### Items
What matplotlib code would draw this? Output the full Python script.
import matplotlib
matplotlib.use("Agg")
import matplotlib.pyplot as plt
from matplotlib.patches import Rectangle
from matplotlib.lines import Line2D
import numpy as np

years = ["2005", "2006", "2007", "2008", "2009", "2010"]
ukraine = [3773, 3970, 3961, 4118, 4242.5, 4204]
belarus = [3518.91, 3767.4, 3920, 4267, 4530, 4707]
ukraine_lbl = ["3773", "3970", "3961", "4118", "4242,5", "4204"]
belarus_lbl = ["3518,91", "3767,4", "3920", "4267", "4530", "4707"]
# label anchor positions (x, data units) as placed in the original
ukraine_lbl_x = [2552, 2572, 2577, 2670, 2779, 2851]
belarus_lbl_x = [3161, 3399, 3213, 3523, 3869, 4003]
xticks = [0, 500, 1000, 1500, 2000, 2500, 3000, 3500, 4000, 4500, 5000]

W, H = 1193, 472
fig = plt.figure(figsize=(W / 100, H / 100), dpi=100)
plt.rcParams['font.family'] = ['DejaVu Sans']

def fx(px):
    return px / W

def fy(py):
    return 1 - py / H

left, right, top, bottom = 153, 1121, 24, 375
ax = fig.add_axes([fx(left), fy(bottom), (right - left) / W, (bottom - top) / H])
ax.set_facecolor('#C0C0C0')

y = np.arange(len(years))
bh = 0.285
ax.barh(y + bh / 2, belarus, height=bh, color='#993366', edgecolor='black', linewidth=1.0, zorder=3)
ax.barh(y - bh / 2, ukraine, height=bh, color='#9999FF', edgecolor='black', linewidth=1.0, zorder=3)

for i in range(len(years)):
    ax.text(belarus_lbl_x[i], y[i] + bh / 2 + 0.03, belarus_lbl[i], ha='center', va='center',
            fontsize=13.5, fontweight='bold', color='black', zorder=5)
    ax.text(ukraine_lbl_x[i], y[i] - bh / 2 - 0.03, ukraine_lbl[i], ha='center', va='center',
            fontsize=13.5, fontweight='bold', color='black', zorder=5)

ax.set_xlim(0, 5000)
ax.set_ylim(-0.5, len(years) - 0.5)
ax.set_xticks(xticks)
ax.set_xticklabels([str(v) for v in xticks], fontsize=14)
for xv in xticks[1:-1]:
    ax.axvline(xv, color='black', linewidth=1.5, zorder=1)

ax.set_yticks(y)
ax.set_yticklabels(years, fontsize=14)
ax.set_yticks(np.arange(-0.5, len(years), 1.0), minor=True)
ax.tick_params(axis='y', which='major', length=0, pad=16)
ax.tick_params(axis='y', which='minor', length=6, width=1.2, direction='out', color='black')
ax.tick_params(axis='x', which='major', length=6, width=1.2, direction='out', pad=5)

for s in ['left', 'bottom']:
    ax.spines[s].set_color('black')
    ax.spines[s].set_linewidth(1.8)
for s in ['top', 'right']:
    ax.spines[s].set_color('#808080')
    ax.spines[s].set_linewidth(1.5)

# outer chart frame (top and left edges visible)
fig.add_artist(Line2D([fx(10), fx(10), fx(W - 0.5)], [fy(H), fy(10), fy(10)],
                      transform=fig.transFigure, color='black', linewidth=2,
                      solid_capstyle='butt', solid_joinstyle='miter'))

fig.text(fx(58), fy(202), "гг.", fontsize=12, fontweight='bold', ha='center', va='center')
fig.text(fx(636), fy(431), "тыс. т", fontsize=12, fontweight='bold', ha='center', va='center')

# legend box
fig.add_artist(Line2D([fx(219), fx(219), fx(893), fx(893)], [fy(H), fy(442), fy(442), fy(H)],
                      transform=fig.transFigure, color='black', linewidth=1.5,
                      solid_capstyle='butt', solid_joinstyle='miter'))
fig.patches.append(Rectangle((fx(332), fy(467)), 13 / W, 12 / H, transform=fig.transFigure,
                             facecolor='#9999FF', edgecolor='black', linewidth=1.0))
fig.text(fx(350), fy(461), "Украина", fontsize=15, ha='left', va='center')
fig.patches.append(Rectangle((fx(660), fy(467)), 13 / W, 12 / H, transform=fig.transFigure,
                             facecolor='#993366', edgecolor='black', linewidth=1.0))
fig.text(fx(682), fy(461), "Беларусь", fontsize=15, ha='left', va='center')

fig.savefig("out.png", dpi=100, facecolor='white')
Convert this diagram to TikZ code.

### Stated problem
Above are some records. Print them all exactly.

### Response to the task
What matplotlib code would draw this? Output the full Python script.
import matplotlib
matplotlib.use("Agg")
import matplotlib.pyplot as plt
from matplotlib.patches import Rectangle
from matplotlib.lines import Line2D
import numpy as np

years = ["2005", "2006", "2007", "2008", "2009", "2010"]
ukraine = [3773, 3970, 3961, 4118, 4242.5, 4204]
belarus = [3518.91, 3767.4, 3920, 4267, 4530, 4707]
ukraine_lbl = ["3773", "3970", "3961", "4118", "4242,5", "4204"]
belarus_lbl = ["3518,91", "3767,4", "3920", "4267", "4530", "4707"]
# label anchor positions (x, data units) as placed in the original
ukraine_lbl_x = [2552, 2572, 2577, 2670, 2779, 2851]
belarus_lbl_x = [3161, 3399, 3213, 3523, 3869, 4003]
xticks = [0, 500, 1000, 1500, 2000, 2500, 3000, 3500, 4000, 4500, 5000]

W, H = 1193, 472
fig = plt.figure(figsize=(W / 100, H / 100), dpi=100)
plt.rcParams['font.family'] = ['DejaVu Sans']

def fx(px):
    return px / W

def fy(py):
    return 1 - py / H

left, right, top, bottom = 153, 1121, 24, 375
ax = fig.add_axes([fx(left), fy(bottom), (right - left) / W, (bottom - top) / H])
ax.set_facecolor('#C0C0C0')

y = np.arange(len(years))
bh = 0.285
ax.barh(y + bh / 2, belarus, height=bh, color='#993366', edgecolor='black', linewidth=1.0, zorder=3)
ax.barh(y - bh / 2, ukraine, height=bh, color='#9999FF', edgecolor='black', linewidth=1.0, zorder=3)

for i in range(len(years)):
    ax.text(belarus_lbl_x[i], y[i] + bh / 2 + 0.03, belarus_lbl[i], ha='center', va='center',
            fontsize=13.5, fontweight='bold', color='black', zorder=5)
    ax.text(ukraine_lbl_x[i], y[i] - bh / 2 - 0.03, ukraine_lbl[i], ha='center', va='center',
            fontsize=13.5, fontweight='bold', color='black', zorder=5)

ax.set_xlim(0, 5000)
ax.set_ylim(-0.5, len(years) - 0.5)
ax.set_xticks(xticks)
ax.set_xticklabels([str(v) for v in xticks], fontsize=14)
for xv in xticks[1:-1]:
    ax.axvline(xv, color='black', linewidth=1.5, zorder=1)

ax.set_yticks(y)
ax.set_yticklabels(years, fontsize=14)
ax.set_yticks(np.arange(-0.5, len(years), 1.0), minor=True)
ax.tick_params(axis='y', which='major', length=0, pad=16)
ax.tick_params(axis='y', which='minor', length=6, width=1.2, direction='out', color='black')
ax.tick_params(axis='x', which='major', length=6, width=1.2, direction='out', pad=5)

for s in ['left', 'bottom']:
    ax.spines[s].set_color('black')
    ax.spines[s].set_linewidth(1.8)
for s in ['top', 'right']:
    ax.spines[s].set_color('#808080')
    ax.spines[s].set_linewidth(1.5)

# outer chart frame (top and left edges visible)
fig.add_artist(Line2D([fx(10), fx(10), fx(W - 0.5)], [fy(H), fy(10), fy(10)],
                      transform=fig.transFigure, color='black', linewidth=2,
                      solid_capstyle='butt', solid_joinstyle='miter'))

fig.text(fx(58), fy(202), "гг.", fontsize=12, fontweight='bold', ha='center', va='center')
fig.text(fx(636), fy(431), "тыс. т", fontsize=12, fontweight='bold', ha='center', va='center')

# legend box
fig.add_artist(Line2D([fx(219), fx(219), fx(893), fx(893)], [fy(H), fy(442), fy(442), fy(H)],
                      transform=fig.transFigure, color='black', linewidth=1.5,
                      solid_capstyle='butt', solid_joinstyle='miter'))
fig.patches.append(Rectangle((fx(332), fy(467)), 13 / W, 12 / H, transform=fig.transFigure,
                             facecolor='#9999FF', edgecolor='black', linewidth=1.0))
fig.text(fx(350), fy(461), "Украина", fontsize=15, ha='left', va='center')
fig.patches.append(Rectangle((fx(660), fy(467)), 13 / W, 12 / H, transform=fig.transFigure,
                             facecolor='#993366', edgecolor='black', linewidth=1.0))
fig.text(fx(682), fy(461), "Беларусь", fontsize=15, ha='left', va='center')

fig.savefig("out.png", dpi=100, facecolor='white')
Convert this diagram to TikZ code.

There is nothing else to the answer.